Aqueous film-forming foam (AFFF) is a very important extinguishing agent for hydrocarbon fuel fires. The spreading performance of AFFF is one of the key factors to decide its extinguishing efficiency. There are many parameters that affect the spreading performance of AFFF, but few studies have been done on its spreading mechanism. A method for studying the spreading performance of surfactant solution on different oil surfaces was provided in this work. Additionally, the kinetics of C4-Br/CH3(CH2)5NaO3S, C6-Br/CH3(CH2)5NaO3S and C8-Br/CH3(CH2)5NaO3S equimolar system spread on the surfaces of cyclohexane, n-heptane, aviation kerosene, solvent naphtha and diesel oil 0# were investigated. Meanwhile, the relationship between spreading length and time at 25℃ were obtained and the experimental data were evaluated using the model for surface-tension-viscous regime. The root-mean-square deviation (RMSD) values obtained from the correlation using surface-tension-viscous regime model for all of the systems we studied below 3.41, indicating a good agreement between the experimental and theoretical values. It meant that the surface-tension-viscous regime model could be used to predict the process of the aqueous film formed by surfactant solution spread on the hydrocarbon oils. Furthermore, the theoretical spreading rate (R) and average spreading rate (R¯) from 0 to 50 s of C4-Br/oil, C6-Br/oil and C8-Br/oil systems were also investigated.
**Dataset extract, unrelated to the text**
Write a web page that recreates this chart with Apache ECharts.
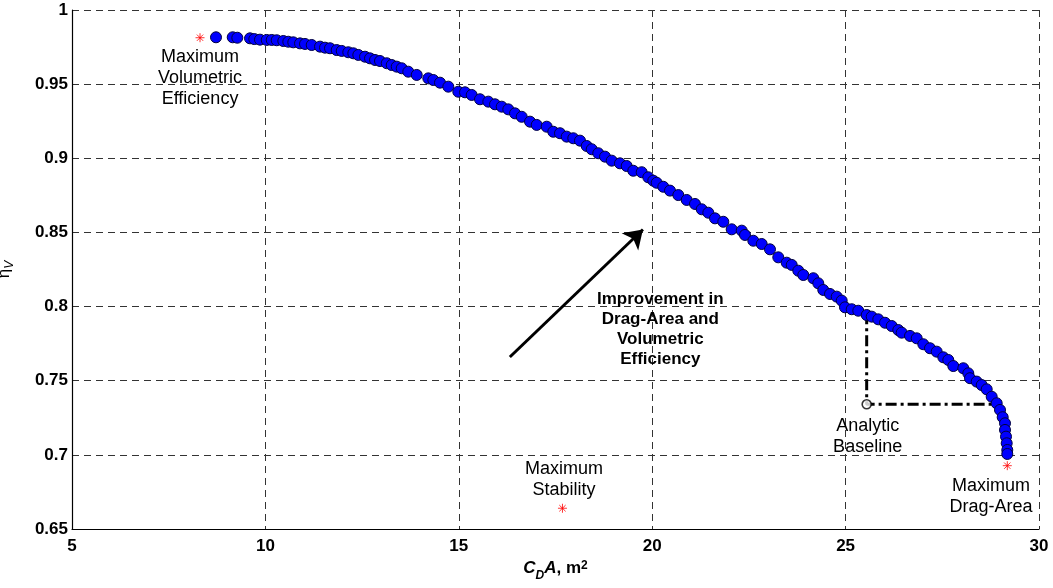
<!DOCTYPE html>
<html>
<head>
<meta charset="utf-8">
<script src="https://cdn.jsdelivr.net/npm/echarts@6/dist/echarts.min.js"></script>
<style>
html,body{margin:0;padding:0;background:#fff;}
#chart{width:1053px;height:588px;}
</style>
</head>
<body>
<div id="chart"></div>
<script>
// ---- Data ----
const curveX = [8.723, 9.155, 9.274, 9.602, 9.713, 9.860, 10.034, 10.163, 10.292, 10.463, 10.592, 10.721, 10.895, 11.024, 11.197, 11.412, 11.541, 11.670, 11.843, 11.973, 12.143, 12.273, 12.402, 12.575, 12.704, 12.834, 12.963, 13.136, 13.265, 13.395, 13.524, 13.694, 13.912, 14.212, 14.341, 14.514, 14.729, 14.987, 15.160, 15.333, 15.548, 15.763, 15.936, 16.109, 16.280, 16.453, 16.626, 16.841, 17.014, 17.272, 17.443, 17.616, 17.789, 17.960, 18.133, 18.307, 18.436, 18.606, 18.780, 18.953, 19.167, 19.340, 19.511, 19.728, 19.899, 20.028, 20.116, 20.287, 20.460, 20.675, 20.892, 21.106, 21.280, 21.451, 21.624, 21.838, 22.055, 22.314, 22.399, 22.614, 22.831, 23.045, 23.260, 23.477, 23.607, 23.777, 23.906, 24.165, 24.294, 24.423, 24.597, 24.770, 24.899, 24.984, 25.158, 25.328, 25.545, 25.675, 25.845, 26.018, 26.192, 26.362, 26.450, 26.665, 26.838, 27.009, 27.182, 27.355, 27.526, 27.655, 27.784, 28.043, 28.172, 28.216, 28.389, 28.518, 28.648, 28.777, 28.906, 28.992, 29.061, 29.121, 29.121, 29.147, 29.165, 29.180, 29.180];
const curveY = [0.9816, 0.9816, 0.9813, 0.9809, 0.9804, 0.9800, 0.9798, 0.9798, 0.9796, 0.9791, 0.9786, 0.9782, 0.9775, 0.9771, 0.9764, 0.9753, 0.9746, 0.9742, 0.9730, 0.9724, 0.9715, 0.9708, 0.9697, 0.9685, 0.9674, 0.9663, 0.9656, 0.9641, 0.9629, 0.9618, 0.9607, 0.9584, 0.9562, 0.9539, 0.9528, 0.9510, 0.9483, 0.9449, 0.9445, 0.9427, 0.9398, 0.9382, 0.9364, 0.9348, 0.9330, 0.9303, 0.9280, 0.9247, 0.9225, 0.9213, 0.9179, 0.9169, 0.9146, 0.9135, 0.9119, 0.9083, 0.9061, 0.9034, 0.9011, 0.8984, 0.8966, 0.8948, 0.8916, 0.8906, 0.8872, 0.8849, 0.8835, 0.8808, 0.8782, 0.8752, 0.8719, 0.8692, 0.8656, 0.8633, 0.8595, 0.8572, 0.8521, 0.8512, 0.8483, 0.8444, 0.8422, 0.8386, 0.8332, 0.8296, 0.8281, 0.8242, 0.8213, 0.8191, 0.8157, 0.8112, 0.8085, 0.8067, 0.8040, 0.7995, 0.7982, 0.7972, 0.7943, 0.7932, 0.7914, 0.7891, 0.7869, 0.7842, 0.7824, 0.7802, 0.7786, 0.7746, 0.7719, 0.7696, 0.7658, 0.7640, 0.7599, 0.7584, 0.7550, 0.7517, 0.7494, 0.7471, 0.7442, 0.7392, 0.7348, 0.7303, 0.7254, 0.7213, 0.7168, 0.7123, 0.7078, 0.7033, 0.7006];

const extremeNames = ['Maximum Volumetric Efficiency', 'Maximum Stability', 'Maximum Drag-Area'];
const extremeX = [8.31, 17.68, 29.18];
const extremeY = [0.9813, 0.6640, 0.6927];

const baselineX = [25.545, 25.545, 28.86];
const baselineY = [0.7955, 0.7341, 0.7341];

const arrowFrom = [16.32, 0.766];
const arrowTo = [19.76, 0.852];

const noteTexts = ['Maximum\nVolumetric\nEfficiency', 'Maximum\nStability', 'Analytic\nBaseline', 'Maximum\nDrag-Area', 'Improvement in\nDrag-Area and\nVolumetric\nEfficiency'];
const noteX = [8.31, 17.72, 25.57, 28.76, 20.21];
const noteY = [0.9541, 0.6831, 0.7121, 0.6716, 0.7849];
const noteBold = [false, false, false, false, true];

// ---- Chart ----
const chart = echarts.init(document.getElementById('chart'), null, {renderer: 'canvas'});
const FONT = '"Liberation Sans", Arial, sans-serif';

const curveData = curveX.map((x, i) => [x, curveY[i]]);
const extremeData = extremeX.map((x, i) => ({name: extremeNames[i], value: [x, extremeY[i]]}));
const baselineData = baselineX.map((x, i) => [x, baselineY[i]]);
const noteData = noteTexts.map((t, i) => ({
  name: t,
  value: [noteX[i], noteY[i]],
  label: {fontWeight: noteBold[i] ? 'bold' : 'normal', fontSize: noteBold[i] ? 17 : 18, lineHeight: noteBold[i] ? 20 : 21}
}));

const option = {
  animation: false,
  backgroundColor: '#ffffff',
  grid: {left: 72, right: 14, top: 10, bottom: 59, containLabel: false, outerBoundsMode: 'none'},
  xAxis: {
    type: 'value', min: 5, max: 30, interval: 5,
    axisLine: {show: true, onZero: false, lineStyle: {color: '#000', width: 1.2}},
    axisTick: {show: false},
    axisLabel: {color: '#000', fontFamily: FONT, fontWeight: 'bold', fontSize: 17, margin: 9},
    splitLine: {show: true, lineStyle: {color: '#333', width: 1, type: [7, 5]}},
    name: '{c|C}{sub|D}{c|A}{n|, m}{sup|2}',
    nameLocation: 'middle', nameGap: 30,
    nameTextStyle: {
      color: '#000', fontFamily: FONT, fontWeight: 'bold', fontSize: 17,
      rich: {
        c: {fontFamily: FONT, fontWeight: 'bold', fontStyle: 'italic', fontSize: 17, color: '#000', lineHeight: 20, verticalAlign: 'top'},
        n: {fontFamily: FONT, fontWeight: 'bold', fontSize: 17, color: '#000', lineHeight: 20, verticalAlign: 'top'},
        sub: {fontFamily: FONT, fontWeight: 'bold', fontStyle: 'italic', fontSize: 12, color: '#000', verticalAlign: 'bottom', padding: [10, 0, 0, 0]},
        sup: {fontFamily: FONT, fontWeight: 'bold', fontSize: 12, color: '#000', verticalAlign: 'top', padding: [0, 0, 8, 0]}
      }
    }
  },
  yAxis: {
    type: 'value', min: 0.65, max: 1, interval: 0.05,
    axisLine: {show: true, onZero: false, lineStyle: {color: '#000', width: 1.2}},
    axisTick: {show: false},
    axisLabel: {color: '#000', fontFamily: FONT, fontWeight: 'bold', fontSize: 17, margin: 4},
    splitLine: {show: true, lineStyle: {color: '#333', width: 1, type: [7, 5]}},
    name: '{e|η}{v|V}',
    nameLocation: 'middle', nameGap: 56, nameRotate: 90,
    nameTextStyle: {
      color: '#000', fontFamily: FONT, fontSize: 17,
      rich: {
        e: {fontFamily: FONT, fontSize: 17, color: '#000', lineHeight: 18, verticalAlign: 'top'},
        v: {fontFamily: FONT, fontStyle: 'italic', fontSize: 12, color: '#000', verticalAlign: 'bottom', padding: [8, 0, 0, 0]}
      }
    }
  },
  series: [
    {
      type: 'line', data: baselineData, symbol: 'none', silent: true, z: 2,
      lineStyle: {color: '#000', width: 3, type: [11, 4, 3, 4]}
    },
    {
      type: 'scatter', data: [baselineData[1]], symbol: 'circle', symbolSize: 9, z: 6, silent: true,
      itemStyle: {color: '#fff', borderColor: '#000', borderWidth: 1.6}
    },
    {
      type: 'scatter', data: curveData, symbol: 'circle', symbolSize: 11, z: 4, silent: true,
      itemStyle: {color: '#0000ff', borderColor: '#000040', borderWidth: 1, opacity: 1}
    },
    {
      type: 'scatter', data: extremeData, z: 5, silent: true,
      symbol: 'path://M5 0L5 10M0 5L10 5M1.5 1.5L8.5 8.5M1.5 8.5L8.5 1.5',
      symbolSize: 9,
      itemStyle: {color: 'rgba(0,0,0,0)', borderColor: '#ff0000', borderWidth: 1}
    },
    {
      type: 'line', data: [], silent: true, z: 3, symbol: 'none',
      itemStyle: {color: '#000'},
      markLine: {
        silent: true, animation: false,
        symbol: ['none', 'arrow'], symbolSize: 18,
        label: {show: false},
        itemStyle: {color: '#000'},
        lineStyle: {color: '#000', width: 3, type: 'solid'},
        data: [[{coord: arrowFrom}, {coord: arrowTo}]]
      }
    },
    {
      type: 'scatter', data: noteData, symbolSize: 1, z: 7, silent: true,
      itemStyle: {color: '#fff', opacity: 1},
      label: {
        show: true, position: 'inside', color: '#000', opacity: 1, fontFamily: FONT,
        align: 'center', verticalAlign: 'middle',
        textBorderWidth: 0, textBorderColor: 'transparent',
        formatter: p => p.name
      }
    }
  ]
};
chart.setOption(option);
</script>
</body>
</html>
The results showed that the R decreased with increasing time and the rate of decline slowed down gradually. The R¯ increased with the increase of fluorocarbon chains. In particular, the effect of fuel kinematic viscosity on spreading rate was also very obvious. The greater the kinematic viscosity of fuel, the smaller influence of the surfactant tail length on spreading rate.